• _COLLECTED DATA_
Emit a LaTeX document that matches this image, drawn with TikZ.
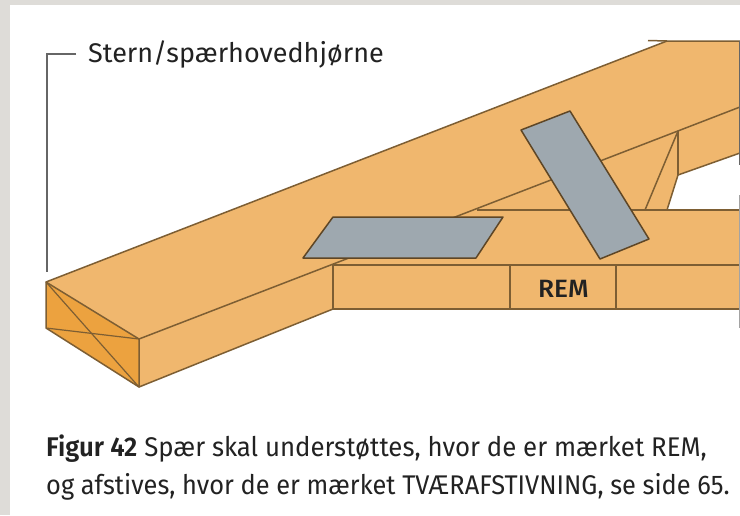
\documentclass[tikz,border=0pt]{standalone}
\usepackage{fontspec}
\setmainfont{Fira Sans}
\newfontfamily\capfont[FakeStretch=0.955,BoldFont={Fira Sans SemiBold}]{Fira Sans}
\newfontfamily\capfontb[FakeStretch=0.94]{Fira Sans}
\newfontfamily\lblfont[FakeStretch=1.0]{Fira Sans}
\newfontfamily\remfont[FakeStretch=1.05]{Fira Sans Medium}
\definecolor{wood}{HTML}{F0B76E}
\definecolor{woodend}{HTML}{ECA23F}
\definecolor{plate}{HTML}{9EA8AF}
\definecolor{edge}{HTML}{7D5E33}
\definecolor{frame}{HTML}{DEDCD8}
\definecolor{leader}{HTML}{666666}
\definecolor{inktext}{HTML}{222222}
\tikzset{
  woodline/.style={draw=edge,line width=1.5pt,line join=round},
  platebox/.style={fill=plate,draw=edge!75!black,line width=1.5pt,line join=round},
  leaderline/.style={draw=leader,line width=1.6pt},
  captext/.style={anchor=base west,inner sep=0pt,text=inktext,font=\capfont\fontsize{27}{27}\selectfont},
  captextb/.style={anchor=base west,inner sep=0pt,text=inktext,font=\capfontb\fontsize{27}{27}\selectfont},
  lbltext/.style={anchor=base west,inner sep=0pt,text=inktext,font=\lblfont\fontsize{27}{27}\selectfont}
}
\begin{document}
\begin{tikzpicture}[x=1pt,y=-1pt]
\useasboundingbox (0,0) rectangle (740,515);
\fill[white] (0,0) rectangle (740,515);
\fill[frame] (0,0) rectangle (740,5);
\fill[frame] (0,0) rectangle (10,515);
% wood body
\fill[wood] (46,282) -- (667,41) -- (740,41) -- (740,153) -- (678,175) -- (667,210) -- (740,210) -- (740,309) -- (333,309) -- (139,387) -- (46,328) -- cycle;
% end grain
\fill[woodend] (46,282) -- (139,339) -- (139,387) -- (46,328) -- cycle;
\draw[woodline] (46,282) -- (139,339) -- (139,387) -- (46,328) -- cycle;
\draw[woodline,line width=1.2pt] (46,282) -- (139,387);
\draw[woodline,line width=1.2pt] (46,328) -- (139,339);
% rafter
\draw[woodline] (46,282) -- (667,41) -- (740,41);
\draw[woodline] (648,40.5) -- (667,41);
\draw[woodline] (139,339) -- (740,107);
\draw[woodline] (139,387) -- (333,309);
% beam
\draw[woodline] (333,265) -- (333,309) -- (740,309);
\draw[woodline] (333,265) -- (740,265);
\draw[woodline] (510,265) -- (510,309);
\draw[woodline] (616,265) -- (616,309);
\draw[woodline] (477,210) -- (740,210);
% brace
\draw[woodline] (678,131) -- (645,210);
\draw[woodline] (678,131) -- (678,175);
\draw[woodline] (740,153) -- (678,175) -- (667,210);
% right edge
\draw[draw=leader,line width=1.2pt] (739.5,41) -- (739.5,165);
\draw[draw=leader!60,line width=1pt] (739.5,195) -- (739.5,328);
% plates
\draw[platebox] (303,258) -- (333,217) -- (503,217) -- (476,258) -- cycle;
\draw[platebox] (521,130) -- (570,111) -- (649,239) -- (600,259) -- cycle;
% leader
\coordinate (leaderend) at (76,54);
\coordinate (leaderknee) at (47,54);
\coordinate (leaderfoot) at (47,272);
\draw[leaderline] (leaderend) -- (leaderknee) -- (leaderfoot);
% labels
\node[lbltext] (stern) at (88,62) {Stern/spærhovedhjørne};
\node[anchor=base west,inner sep=0pt,text=inktext,font=\remfont\fontsize{25}{25}\selectfont] (rem) at (538,297) {REM};
\node[captext] (cap1) at (46,456) {\textbf{Figur 42} Spær skal understøttes, hvor de er mærket REM,};
\node[captextb] (cap2) at (46,494) {og afstives, hvor de er mærket TVÆRAFSTIVNING, se side 65.};
\end{tikzpicture}
\end{document}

• _TASK DIRECTIONS_
Exclude the pictures, and transcribe all of the material exactly.

• _TASK ANSWER_
Emit a LaTeX document that matches this image, drawn with TikZ.
\documentclass[tikz,border=0pt]{standalone}
\usepackage{fontspec}
\setmainfont{Fira Sans}
\newfontfamily\capfont[FakeStretch=0.955,BoldFont={Fira Sans SemiBold}]{Fira Sans}
\newfontfamily\capfontb[FakeStretch=0.94]{Fira Sans}
\newfontfamily\lblfont[FakeStretch=1.0]{Fira Sans}
\newfontfamily\remfont[FakeStretch=1.05]{Fira Sans Medium}
\definecolor{wood}{HTML}{F0B76E}
\definecolor{woodend}{HTML}{ECA23F}
\definecolor{plate}{HTML}{9EA8AF}
\definecolor{edge}{HTML}{7D5E33}
\definecolor{frame}{HTML}{DEDCD8}
\definecolor{leader}{HTML}{666666}
\definecolor{inktext}{HTML}{222222}
\tikzset{
  woodline/.style={draw=edge,line width=1.5pt,line join=round},
  platebox/.style={fill=plate,draw=edge!75!black,line width=1.5pt,line join=round},
  leaderline/.style={draw=leader,line width=1.6pt},
  captext/.style={anchor=base west,inner sep=0pt,text=inktext,font=\capfont\fontsize{27}{27}\selectfont},
  captextb/.style={anchor=base west,inner sep=0pt,text=inktext,font=\capfontb\fontsize{27}{27}\selectfont},
  lbltext/.style={anchor=base west,inner sep=0pt,text=inktext,font=\lblfont\fontsize{27}{27}\selectfont}
}
\begin{document}
\begin{tikzpicture}[x=1pt,y=-1pt]
\useasboundingbox (0,0) rectangle (740,515);
\fill[white] (0,0) rectangle (740,515);
\fill[frame] (0,0) rectangle (740,5);
\fill[frame] (0,0) rectangle (10,515);
% wood body
\fill[wood] (46,282) -- (667,41) -- (740,41) -- (740,153) -- (678,175) -- (667,210) -- (740,210) -- (740,309) -- (333,309) -- (139,387) -- (46,328) -- cycle;
% end grain
\fill[woodend] (46,282) -- (139,339) -- (139,387) -- (46,328) -- cycle;
\draw[woodline] (46,282) -- (139,339) -- (139,387) -- (46,328) -- cycle;
\draw[woodline,line width=1.2pt] (46,282) -- (139,387);
\draw[woodline,line width=1.2pt] (46,328) -- (139,339);
% rafter
\draw[woodline] (46,282) -- (667,41) -- (740,41);
\draw[woodline] (648,40.5) -- (667,41);
\draw[woodline] (139,339) -- (740,107);
\draw[woodline] (139,387) -- (333,309);
% beam
\draw[woodline] (333,265) -- (333,309) -- (740,309);
\draw[woodline] (333,265) -- (740,265);
\draw[woodline] (510,265) -- (510,309);
\draw[woodline] (616,265) -- (616,309);
\draw[woodline] (477,210) -- (740,210);
% brace
\draw[woodline] (678,131) -- (645,210);
\draw[woodline] (678,131) -- (678,175);
\draw[woodline] (740,153) -- (678,175) -- (667,210);
% right edge
\draw[draw=leader,line width=1.2pt] (739.5,41) -- (739.5,165);
\draw[draw=leader!60,line width=1pt] (739.5,195) -- (739.5,328);
% plates
\draw[platebox] (303,258) -- (333,217) -- (503,217) -- (476,258) -- cycle;
\draw[platebox] (521,130) -- (570,111) -- (649,239) -- (600,259) -- cycle;
% leader
\coordinate (leaderend) at (76,54);
\coordinate (leaderknee) at (47,54);
\coordinate (leaderfoot) at (47,272);
\draw[leaderline] (leaderend) -- (leaderknee) -- (leaderfoot);
% labels
\node[lbltext] (stern) at (88,62) {Stern/spærhovedhjørne};
\node[anchor=base west,inner sep=0pt,text=inktext,font=\remfont\fontsize{25}{25}\selectfont] (rem) at (538,297) {REM};
\node[captext] (cap1) at (46,456) {\textbf{Figur 42} Spær skal understøttes, hvor de er mærket REM,};
\node[captextb] (cap2) at (46,494) {og afstives, hvor de er mærket TVÆRAFSTIVNING, se side 65.};
\end{tikzpicture}
\end{document}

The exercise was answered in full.